- [Exercise brief]: Tally the lines that contain the string "this" and state that total without comment.

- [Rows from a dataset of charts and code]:
━━━━━━━━━━━━━━━━

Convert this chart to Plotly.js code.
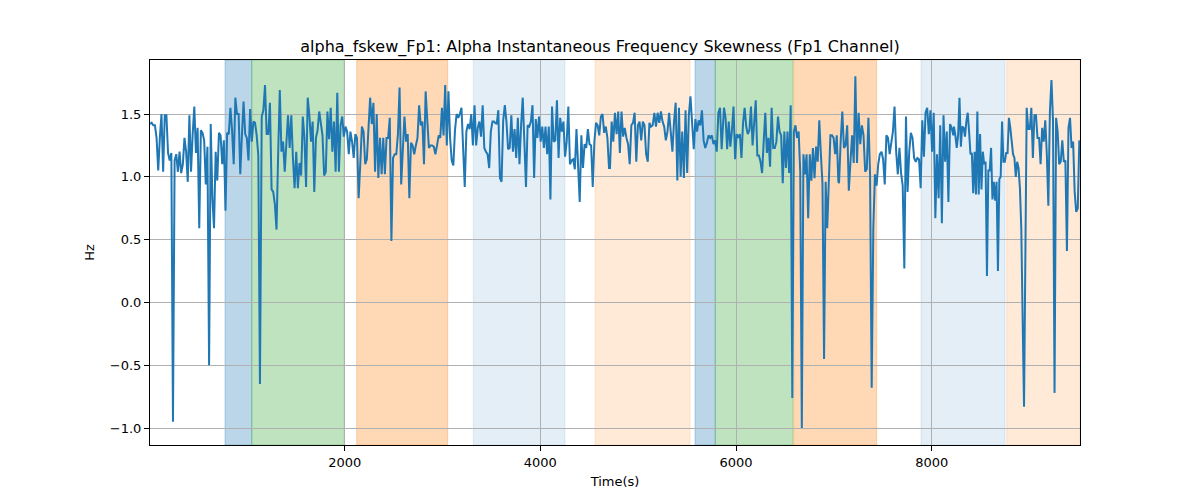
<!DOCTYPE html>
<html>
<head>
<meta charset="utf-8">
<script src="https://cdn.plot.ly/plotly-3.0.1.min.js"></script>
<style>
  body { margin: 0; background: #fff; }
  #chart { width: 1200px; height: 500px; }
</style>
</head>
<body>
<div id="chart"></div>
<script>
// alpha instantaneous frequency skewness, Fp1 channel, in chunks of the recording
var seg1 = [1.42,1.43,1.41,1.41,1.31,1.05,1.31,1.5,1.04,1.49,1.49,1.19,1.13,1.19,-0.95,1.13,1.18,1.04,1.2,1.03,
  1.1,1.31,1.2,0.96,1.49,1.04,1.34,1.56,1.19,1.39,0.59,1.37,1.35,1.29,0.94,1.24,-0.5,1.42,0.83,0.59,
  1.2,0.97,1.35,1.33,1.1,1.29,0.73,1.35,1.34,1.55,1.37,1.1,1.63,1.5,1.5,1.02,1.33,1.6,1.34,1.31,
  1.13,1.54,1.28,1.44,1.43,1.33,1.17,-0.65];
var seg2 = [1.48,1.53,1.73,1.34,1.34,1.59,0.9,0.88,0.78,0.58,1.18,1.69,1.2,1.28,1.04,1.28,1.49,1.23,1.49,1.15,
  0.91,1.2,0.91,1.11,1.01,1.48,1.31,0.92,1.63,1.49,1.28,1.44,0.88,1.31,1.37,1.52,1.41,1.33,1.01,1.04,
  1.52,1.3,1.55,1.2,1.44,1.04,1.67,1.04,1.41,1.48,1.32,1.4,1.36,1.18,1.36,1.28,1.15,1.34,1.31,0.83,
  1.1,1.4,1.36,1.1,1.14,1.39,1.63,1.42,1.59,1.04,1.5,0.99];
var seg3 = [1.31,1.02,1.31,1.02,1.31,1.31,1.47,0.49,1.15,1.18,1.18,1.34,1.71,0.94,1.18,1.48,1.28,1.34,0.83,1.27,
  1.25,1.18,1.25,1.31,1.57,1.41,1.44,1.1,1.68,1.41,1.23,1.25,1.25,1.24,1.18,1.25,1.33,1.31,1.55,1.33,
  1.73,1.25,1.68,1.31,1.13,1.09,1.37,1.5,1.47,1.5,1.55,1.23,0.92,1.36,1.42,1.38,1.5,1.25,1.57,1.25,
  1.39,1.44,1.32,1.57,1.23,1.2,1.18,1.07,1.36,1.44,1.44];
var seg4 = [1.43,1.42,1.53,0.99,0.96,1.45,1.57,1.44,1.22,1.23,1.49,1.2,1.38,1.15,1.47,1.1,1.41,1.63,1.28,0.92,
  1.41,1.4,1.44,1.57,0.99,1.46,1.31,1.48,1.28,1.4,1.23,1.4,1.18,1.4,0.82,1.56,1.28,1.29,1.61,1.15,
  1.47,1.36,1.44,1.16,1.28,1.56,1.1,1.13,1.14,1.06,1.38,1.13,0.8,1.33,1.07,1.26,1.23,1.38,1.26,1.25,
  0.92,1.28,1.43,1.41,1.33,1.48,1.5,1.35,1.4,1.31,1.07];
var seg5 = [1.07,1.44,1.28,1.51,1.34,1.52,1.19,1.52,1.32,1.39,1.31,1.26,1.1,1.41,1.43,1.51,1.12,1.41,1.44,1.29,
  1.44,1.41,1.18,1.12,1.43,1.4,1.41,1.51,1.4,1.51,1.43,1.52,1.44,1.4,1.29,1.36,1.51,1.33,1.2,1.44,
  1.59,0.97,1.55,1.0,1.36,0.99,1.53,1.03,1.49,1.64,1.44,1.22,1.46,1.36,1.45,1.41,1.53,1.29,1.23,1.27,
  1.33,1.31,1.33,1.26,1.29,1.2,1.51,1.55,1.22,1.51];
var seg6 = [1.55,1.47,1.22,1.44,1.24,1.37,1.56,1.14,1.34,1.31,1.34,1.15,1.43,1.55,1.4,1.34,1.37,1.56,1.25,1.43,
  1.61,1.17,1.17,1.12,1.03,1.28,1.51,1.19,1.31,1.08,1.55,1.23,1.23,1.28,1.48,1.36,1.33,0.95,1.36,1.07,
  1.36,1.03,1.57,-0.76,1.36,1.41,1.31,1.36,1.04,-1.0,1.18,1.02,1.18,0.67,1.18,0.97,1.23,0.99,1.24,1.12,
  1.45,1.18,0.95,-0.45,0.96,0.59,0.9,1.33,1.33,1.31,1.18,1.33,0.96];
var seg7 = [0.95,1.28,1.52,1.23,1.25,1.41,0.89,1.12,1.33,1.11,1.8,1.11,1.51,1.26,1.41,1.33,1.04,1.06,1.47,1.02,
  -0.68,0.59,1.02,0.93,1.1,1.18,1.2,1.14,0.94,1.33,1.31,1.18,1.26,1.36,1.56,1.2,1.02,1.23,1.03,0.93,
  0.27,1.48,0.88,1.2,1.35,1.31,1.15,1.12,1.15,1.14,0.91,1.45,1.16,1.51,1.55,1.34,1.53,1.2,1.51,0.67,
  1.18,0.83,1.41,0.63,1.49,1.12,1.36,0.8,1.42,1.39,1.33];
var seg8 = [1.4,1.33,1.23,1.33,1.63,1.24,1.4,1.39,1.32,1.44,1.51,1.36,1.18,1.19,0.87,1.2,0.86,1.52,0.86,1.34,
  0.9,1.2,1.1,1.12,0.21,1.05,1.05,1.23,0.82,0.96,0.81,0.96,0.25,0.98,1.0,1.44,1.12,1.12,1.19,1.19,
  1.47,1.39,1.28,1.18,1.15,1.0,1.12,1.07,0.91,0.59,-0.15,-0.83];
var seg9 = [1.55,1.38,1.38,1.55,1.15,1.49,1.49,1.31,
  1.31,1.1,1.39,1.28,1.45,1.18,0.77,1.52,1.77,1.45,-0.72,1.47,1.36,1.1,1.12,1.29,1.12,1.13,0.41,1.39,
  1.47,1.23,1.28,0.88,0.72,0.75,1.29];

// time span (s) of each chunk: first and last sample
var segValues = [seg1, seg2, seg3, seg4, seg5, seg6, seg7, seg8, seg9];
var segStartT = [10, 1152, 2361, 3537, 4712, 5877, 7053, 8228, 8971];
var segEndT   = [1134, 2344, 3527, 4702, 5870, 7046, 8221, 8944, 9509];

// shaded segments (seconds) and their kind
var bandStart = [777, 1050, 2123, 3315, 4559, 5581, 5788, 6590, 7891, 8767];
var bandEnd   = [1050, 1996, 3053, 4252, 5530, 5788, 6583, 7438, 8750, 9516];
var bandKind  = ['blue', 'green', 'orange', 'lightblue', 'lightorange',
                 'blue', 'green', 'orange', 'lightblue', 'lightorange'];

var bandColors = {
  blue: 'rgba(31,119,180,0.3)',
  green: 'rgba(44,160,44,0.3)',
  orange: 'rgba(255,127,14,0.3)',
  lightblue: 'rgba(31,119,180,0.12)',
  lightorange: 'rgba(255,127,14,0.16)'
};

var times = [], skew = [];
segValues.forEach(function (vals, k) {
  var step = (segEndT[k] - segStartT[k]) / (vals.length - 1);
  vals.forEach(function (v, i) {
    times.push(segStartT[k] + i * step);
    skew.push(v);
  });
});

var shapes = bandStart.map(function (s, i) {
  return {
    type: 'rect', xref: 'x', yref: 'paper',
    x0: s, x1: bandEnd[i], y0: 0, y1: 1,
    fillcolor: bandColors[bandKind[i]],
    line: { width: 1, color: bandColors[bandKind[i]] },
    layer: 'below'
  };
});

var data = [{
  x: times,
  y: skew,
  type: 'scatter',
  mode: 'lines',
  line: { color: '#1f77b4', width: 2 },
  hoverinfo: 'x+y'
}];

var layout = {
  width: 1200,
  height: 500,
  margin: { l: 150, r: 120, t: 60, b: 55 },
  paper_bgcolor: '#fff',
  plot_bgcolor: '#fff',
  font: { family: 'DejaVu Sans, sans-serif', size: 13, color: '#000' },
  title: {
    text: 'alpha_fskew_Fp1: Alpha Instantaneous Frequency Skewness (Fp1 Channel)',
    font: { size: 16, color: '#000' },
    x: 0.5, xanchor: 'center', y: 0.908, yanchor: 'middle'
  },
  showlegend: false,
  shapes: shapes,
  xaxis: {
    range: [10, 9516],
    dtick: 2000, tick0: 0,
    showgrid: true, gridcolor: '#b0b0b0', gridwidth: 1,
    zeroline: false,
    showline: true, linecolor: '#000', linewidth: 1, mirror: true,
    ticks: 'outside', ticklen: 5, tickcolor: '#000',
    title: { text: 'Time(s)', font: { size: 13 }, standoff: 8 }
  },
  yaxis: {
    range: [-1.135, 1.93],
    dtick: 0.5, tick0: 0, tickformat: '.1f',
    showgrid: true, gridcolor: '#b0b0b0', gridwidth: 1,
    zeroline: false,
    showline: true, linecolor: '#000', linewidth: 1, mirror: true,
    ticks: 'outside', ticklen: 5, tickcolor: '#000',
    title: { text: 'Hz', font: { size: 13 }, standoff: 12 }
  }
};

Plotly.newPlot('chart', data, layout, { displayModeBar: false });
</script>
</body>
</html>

━━━━━━━━━━━━━━━━

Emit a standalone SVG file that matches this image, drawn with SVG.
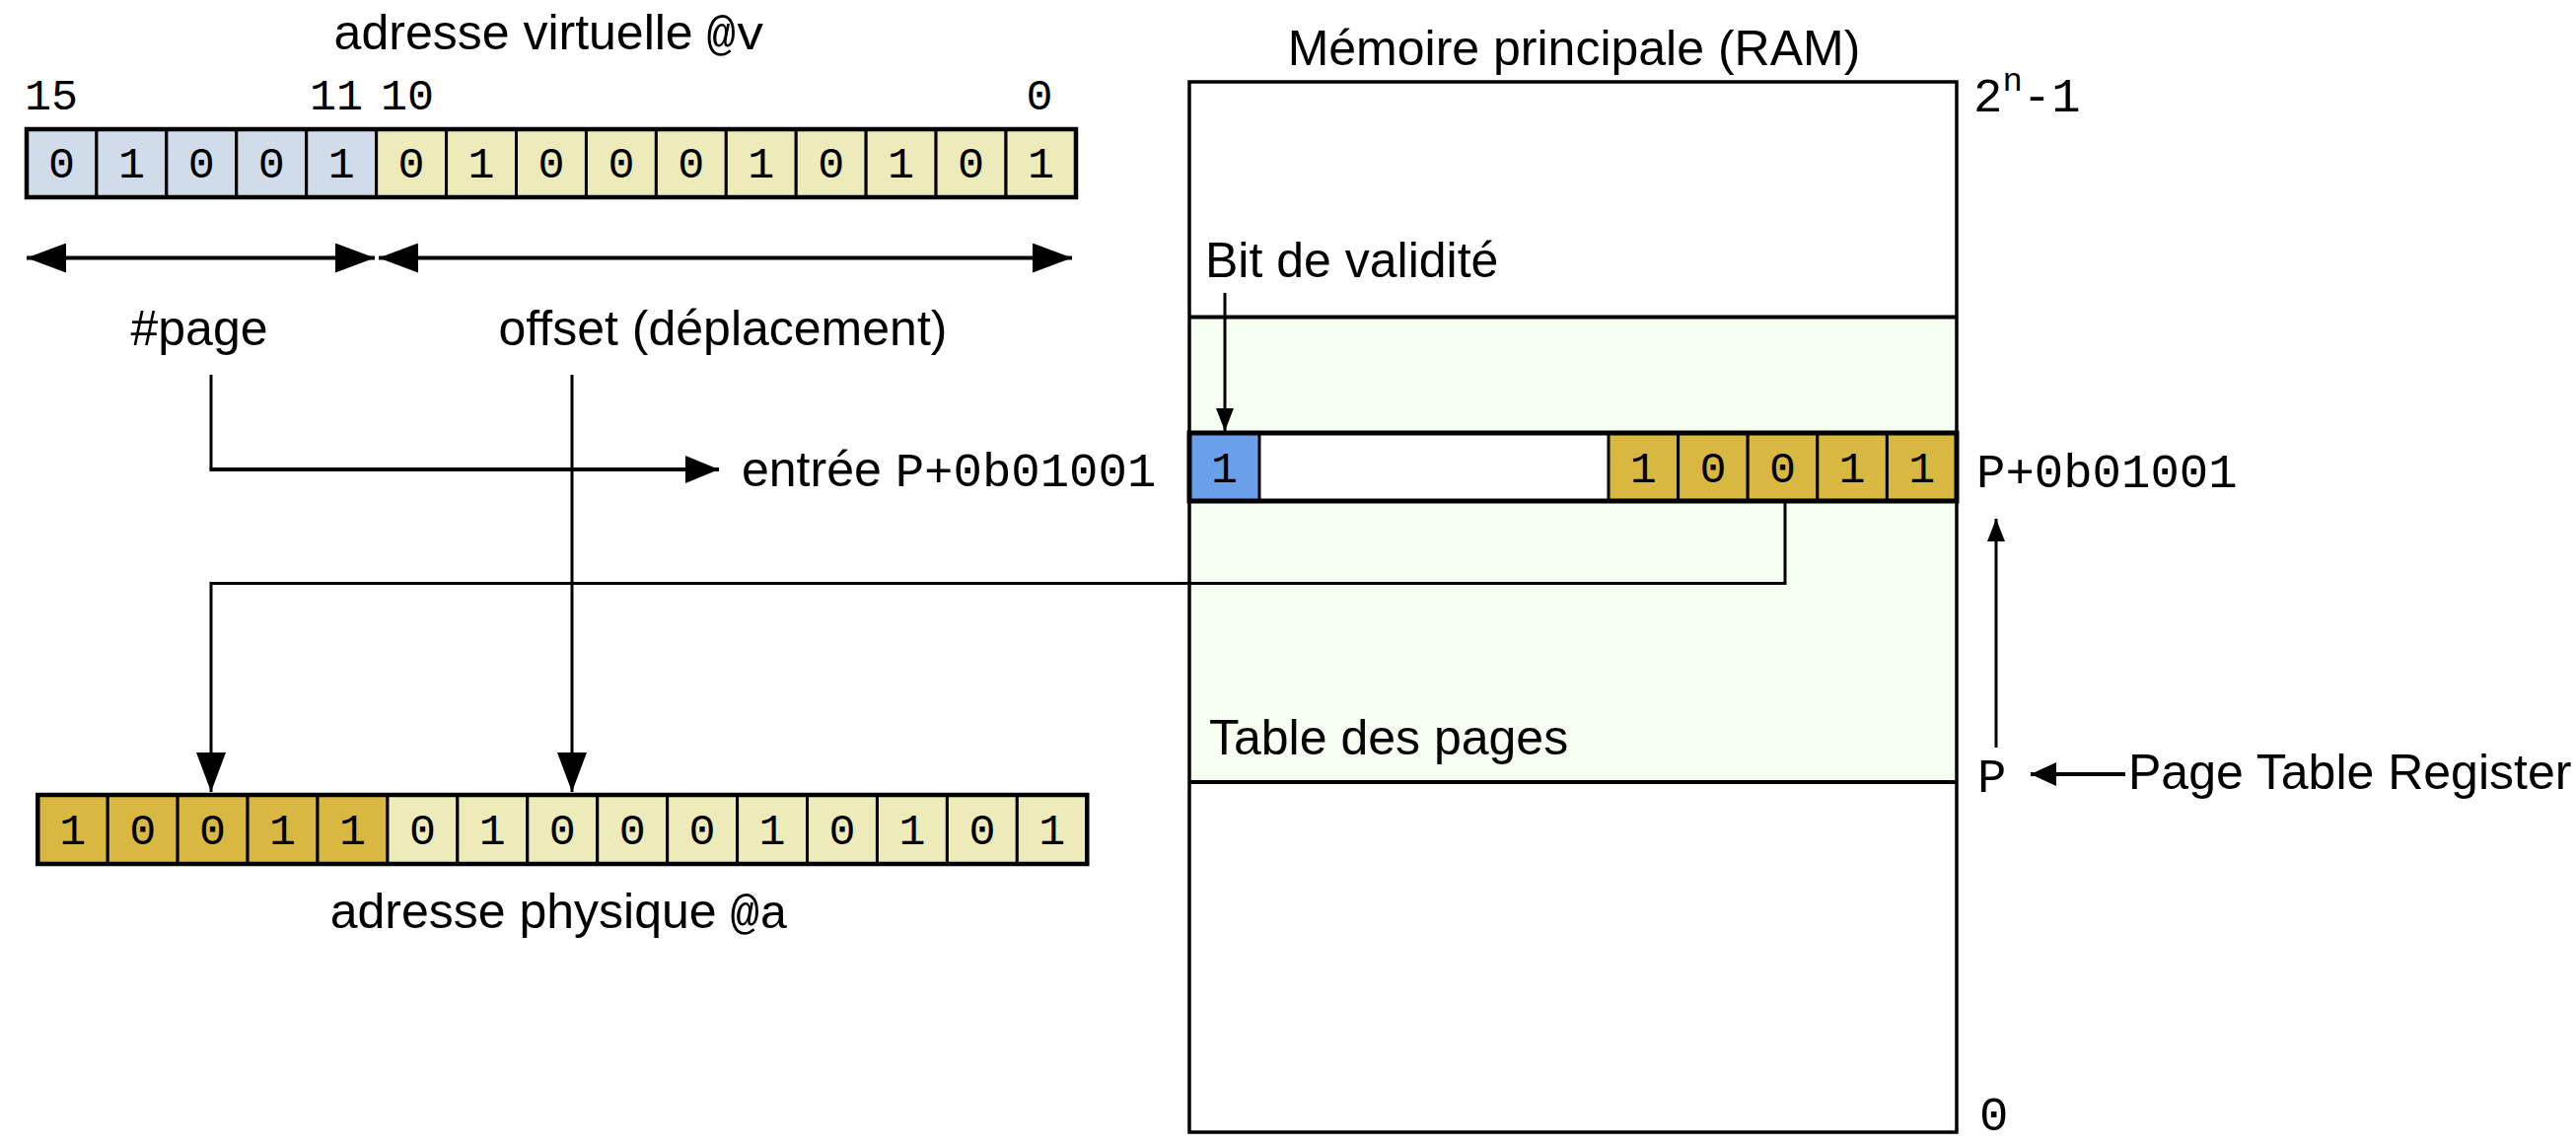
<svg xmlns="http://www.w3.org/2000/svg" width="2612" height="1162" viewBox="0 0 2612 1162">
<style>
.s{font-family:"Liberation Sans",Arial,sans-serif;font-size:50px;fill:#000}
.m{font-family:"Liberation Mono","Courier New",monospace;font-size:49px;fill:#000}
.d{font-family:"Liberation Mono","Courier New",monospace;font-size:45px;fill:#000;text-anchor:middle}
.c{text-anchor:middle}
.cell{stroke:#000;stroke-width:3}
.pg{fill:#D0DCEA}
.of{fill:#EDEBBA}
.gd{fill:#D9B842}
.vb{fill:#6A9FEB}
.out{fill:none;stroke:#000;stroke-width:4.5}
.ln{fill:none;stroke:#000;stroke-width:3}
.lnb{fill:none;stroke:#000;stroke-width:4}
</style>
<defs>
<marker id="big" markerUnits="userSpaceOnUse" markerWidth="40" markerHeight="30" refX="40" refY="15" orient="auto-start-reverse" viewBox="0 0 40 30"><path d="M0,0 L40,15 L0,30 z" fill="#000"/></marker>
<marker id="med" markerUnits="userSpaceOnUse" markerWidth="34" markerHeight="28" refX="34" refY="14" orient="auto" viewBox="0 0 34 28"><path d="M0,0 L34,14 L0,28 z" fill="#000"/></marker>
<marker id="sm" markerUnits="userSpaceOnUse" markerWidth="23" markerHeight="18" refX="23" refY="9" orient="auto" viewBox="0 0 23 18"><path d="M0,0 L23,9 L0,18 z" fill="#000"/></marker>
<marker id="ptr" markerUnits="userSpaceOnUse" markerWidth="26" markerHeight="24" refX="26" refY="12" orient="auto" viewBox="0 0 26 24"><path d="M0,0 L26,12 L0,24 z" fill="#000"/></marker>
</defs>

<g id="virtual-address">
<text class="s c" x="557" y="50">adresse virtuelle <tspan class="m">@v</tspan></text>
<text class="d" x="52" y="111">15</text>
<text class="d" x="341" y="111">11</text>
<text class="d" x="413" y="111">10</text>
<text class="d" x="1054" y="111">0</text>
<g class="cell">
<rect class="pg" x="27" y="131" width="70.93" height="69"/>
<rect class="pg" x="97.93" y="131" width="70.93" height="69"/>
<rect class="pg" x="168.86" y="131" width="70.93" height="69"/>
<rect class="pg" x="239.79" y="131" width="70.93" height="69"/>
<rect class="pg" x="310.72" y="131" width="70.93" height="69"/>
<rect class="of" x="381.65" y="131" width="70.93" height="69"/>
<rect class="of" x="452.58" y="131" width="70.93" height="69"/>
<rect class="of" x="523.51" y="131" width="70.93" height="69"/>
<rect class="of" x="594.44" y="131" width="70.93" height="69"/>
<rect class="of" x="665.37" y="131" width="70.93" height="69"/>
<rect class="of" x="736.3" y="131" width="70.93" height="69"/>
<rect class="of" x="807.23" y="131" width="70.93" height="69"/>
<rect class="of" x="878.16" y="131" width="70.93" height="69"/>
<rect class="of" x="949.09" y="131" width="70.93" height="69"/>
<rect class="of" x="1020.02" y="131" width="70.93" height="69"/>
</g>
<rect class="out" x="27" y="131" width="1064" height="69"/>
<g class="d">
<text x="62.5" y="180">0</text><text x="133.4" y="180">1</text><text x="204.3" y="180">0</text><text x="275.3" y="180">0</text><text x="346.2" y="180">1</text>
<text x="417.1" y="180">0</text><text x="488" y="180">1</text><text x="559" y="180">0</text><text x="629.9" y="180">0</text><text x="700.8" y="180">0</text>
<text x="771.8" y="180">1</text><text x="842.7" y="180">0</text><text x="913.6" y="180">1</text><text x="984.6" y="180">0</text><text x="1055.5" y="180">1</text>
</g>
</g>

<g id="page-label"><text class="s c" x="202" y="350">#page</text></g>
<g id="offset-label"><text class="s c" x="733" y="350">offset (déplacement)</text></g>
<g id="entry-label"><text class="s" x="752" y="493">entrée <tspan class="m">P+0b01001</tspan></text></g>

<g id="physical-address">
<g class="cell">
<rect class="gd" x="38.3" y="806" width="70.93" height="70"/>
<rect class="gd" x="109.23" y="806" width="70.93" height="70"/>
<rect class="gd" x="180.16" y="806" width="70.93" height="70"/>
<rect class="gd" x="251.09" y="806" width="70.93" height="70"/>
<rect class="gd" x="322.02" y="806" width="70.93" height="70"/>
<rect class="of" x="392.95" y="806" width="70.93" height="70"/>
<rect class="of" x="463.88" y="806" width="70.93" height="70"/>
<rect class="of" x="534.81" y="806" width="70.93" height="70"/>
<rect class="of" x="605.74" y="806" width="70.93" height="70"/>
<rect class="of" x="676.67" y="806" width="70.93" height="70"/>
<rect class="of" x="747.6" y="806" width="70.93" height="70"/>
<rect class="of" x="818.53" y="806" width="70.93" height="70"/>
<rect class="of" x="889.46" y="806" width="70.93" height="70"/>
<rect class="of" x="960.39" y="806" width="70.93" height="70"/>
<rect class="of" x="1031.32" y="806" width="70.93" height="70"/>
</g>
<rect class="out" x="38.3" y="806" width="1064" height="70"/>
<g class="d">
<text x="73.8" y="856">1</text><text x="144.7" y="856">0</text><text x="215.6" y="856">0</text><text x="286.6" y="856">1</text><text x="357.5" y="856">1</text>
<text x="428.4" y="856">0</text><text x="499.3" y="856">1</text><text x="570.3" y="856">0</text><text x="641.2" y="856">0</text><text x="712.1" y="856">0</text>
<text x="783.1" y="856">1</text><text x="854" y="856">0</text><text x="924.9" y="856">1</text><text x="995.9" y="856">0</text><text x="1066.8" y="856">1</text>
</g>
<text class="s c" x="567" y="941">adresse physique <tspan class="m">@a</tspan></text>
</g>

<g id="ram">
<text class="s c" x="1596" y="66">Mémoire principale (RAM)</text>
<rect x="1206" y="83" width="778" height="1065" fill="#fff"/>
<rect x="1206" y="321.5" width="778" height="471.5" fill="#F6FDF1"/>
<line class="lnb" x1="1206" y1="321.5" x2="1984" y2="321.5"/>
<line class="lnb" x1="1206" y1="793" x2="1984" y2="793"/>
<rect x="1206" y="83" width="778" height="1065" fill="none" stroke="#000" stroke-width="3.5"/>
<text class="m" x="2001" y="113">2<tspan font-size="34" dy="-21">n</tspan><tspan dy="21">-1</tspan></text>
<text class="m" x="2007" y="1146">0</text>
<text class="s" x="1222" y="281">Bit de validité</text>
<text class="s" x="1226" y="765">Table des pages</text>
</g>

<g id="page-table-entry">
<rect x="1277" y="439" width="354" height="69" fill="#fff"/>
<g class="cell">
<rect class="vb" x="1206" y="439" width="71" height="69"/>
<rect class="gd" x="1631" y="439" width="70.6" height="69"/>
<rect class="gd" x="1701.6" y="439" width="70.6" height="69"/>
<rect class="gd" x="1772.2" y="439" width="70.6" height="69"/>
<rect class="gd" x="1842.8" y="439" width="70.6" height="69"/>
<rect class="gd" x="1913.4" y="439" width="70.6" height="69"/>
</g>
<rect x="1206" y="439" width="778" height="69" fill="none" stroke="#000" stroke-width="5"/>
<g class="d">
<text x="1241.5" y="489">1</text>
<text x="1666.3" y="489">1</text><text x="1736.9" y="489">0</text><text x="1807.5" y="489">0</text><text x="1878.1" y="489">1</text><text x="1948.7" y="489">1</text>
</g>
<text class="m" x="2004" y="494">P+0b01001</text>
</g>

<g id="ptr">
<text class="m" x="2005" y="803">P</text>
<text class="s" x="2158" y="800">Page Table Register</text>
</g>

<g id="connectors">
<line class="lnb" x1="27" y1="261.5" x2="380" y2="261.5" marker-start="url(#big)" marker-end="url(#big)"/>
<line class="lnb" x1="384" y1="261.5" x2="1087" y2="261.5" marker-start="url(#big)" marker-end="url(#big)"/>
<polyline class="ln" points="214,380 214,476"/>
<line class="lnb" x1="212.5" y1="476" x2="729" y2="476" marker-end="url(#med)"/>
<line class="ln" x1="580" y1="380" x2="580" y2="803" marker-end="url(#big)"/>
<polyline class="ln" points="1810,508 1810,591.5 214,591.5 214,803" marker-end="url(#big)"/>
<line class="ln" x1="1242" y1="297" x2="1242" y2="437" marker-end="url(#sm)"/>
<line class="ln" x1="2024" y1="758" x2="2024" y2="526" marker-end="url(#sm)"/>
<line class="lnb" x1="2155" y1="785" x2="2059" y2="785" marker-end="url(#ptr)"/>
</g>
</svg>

━━━━━━━━━━━━━━━━

- [Output below]: 2